State v. Howard

Totten J.,

delivered the opinion of the court.

The defendant was arrested upon a charge of bastardy, and being regularly convicted of the charge in the county court of Knox, at the May term, 1850, it was adjudged by that court, that the defendant stand charged with the maintenance of the child, as the court may order and direct; that he give security to perform such orders, &c. And further, that he give security to indemnify the county against charges for the support of said child. There was an appeal on the part of defendant to the circuit court, where the judgment of the county court was reversed, and the State has appealed in error to this court.

No exception is taken to the justice of the conviction, but the question relates to the judgment which''it is lawful and proper to render thereon.

The child in question was born on the 26th September, 1846, as appears by the affidavit of its mother, Elizabeth J. Letsinger, and the proceeding was commenced on the 4th February, 1850.

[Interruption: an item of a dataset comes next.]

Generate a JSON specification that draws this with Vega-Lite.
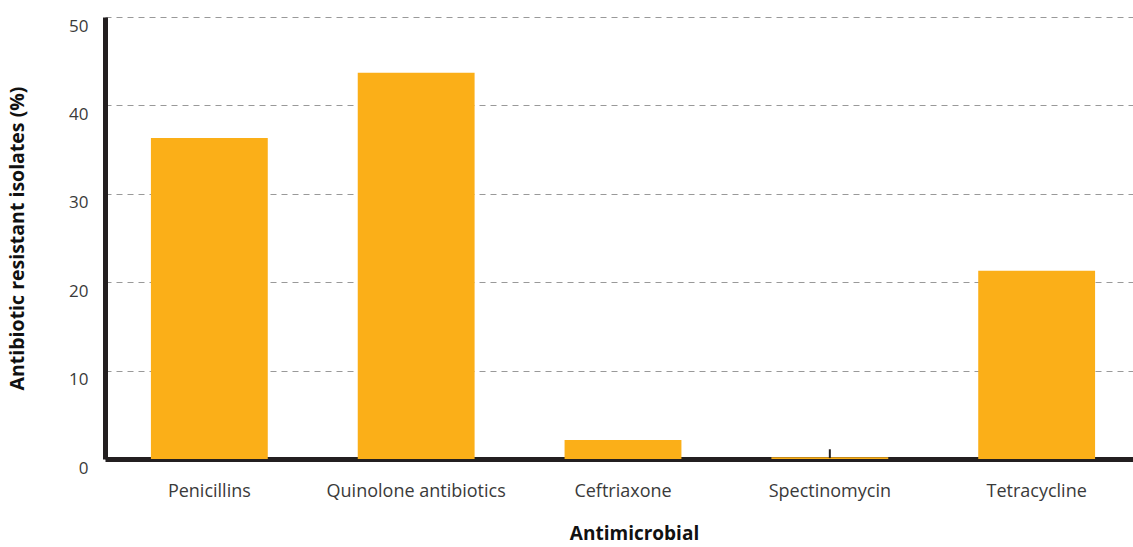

The act of 1822, ch. 29, provides, that “the several county courts within this State, when making allowances to the mothers of illegitimate children for their support, shall not for the first year after the birth of such child or children, exceed the sum of forty dollars; for the second year thirty dollars, and for the third twenty dollars. At the expiration of which time, it shall be the duty of said court, making such allowance, to dispose of such child or children, in such manner as shall most conduce to the interest of said child, either by giving it to the reputed father, or binding it out to some suitable person in their discretion.

We observe upon this statute, that the county court has *135power to make orders on the putative father for annual allowances to the mother, for the support of the illegitimate child, for a period of three years after its birth, and then it is directed that other disposition shall he made of the child. But no application being made to the court, until after the lapse of the three years, we do not concur in the argument, that it is now competent for the court to order the putative father to pay these annuities to the mother of the child, as in the nature of a debt or annuity for which he is in default. It was intended that the payments be made for the support of the child for the current years, and the defendant is not in default under this statute, until the suit was commenced against him. He is then liable to pay the annuities, as from that date, however he may delay the judgment of the court by an unjust defense. But these annuities cannot be demanded by suit after the three years. The statute -goes no further, but it here orders that other disposition be made of the child. It is true that the court has no power to take the child from the mother, and place it in the possession of the putative father, or to bind it as an apprentice without the mother’s consent, while she provides for its maintenance and support. For the mother of an illegitimate child, has the natural and legal right to its possession. But it is competent for the court, by the general law on this subject, to secure the public against any loss or injury which may ensue by reason of the child becoming a public charge upon the county. This is done by requiring the putative father to give a bond of indemnity with sureties for such purpose.

The judgment of the circuit court is in conformity to this view of the subject., and we affirm its judgment, reversing that of the county court, and the cause is remanded to the county court, that it may require a bond of indemnity of the putative father, in conformity to this opinion.

Judgment affirmed, and cause remanded.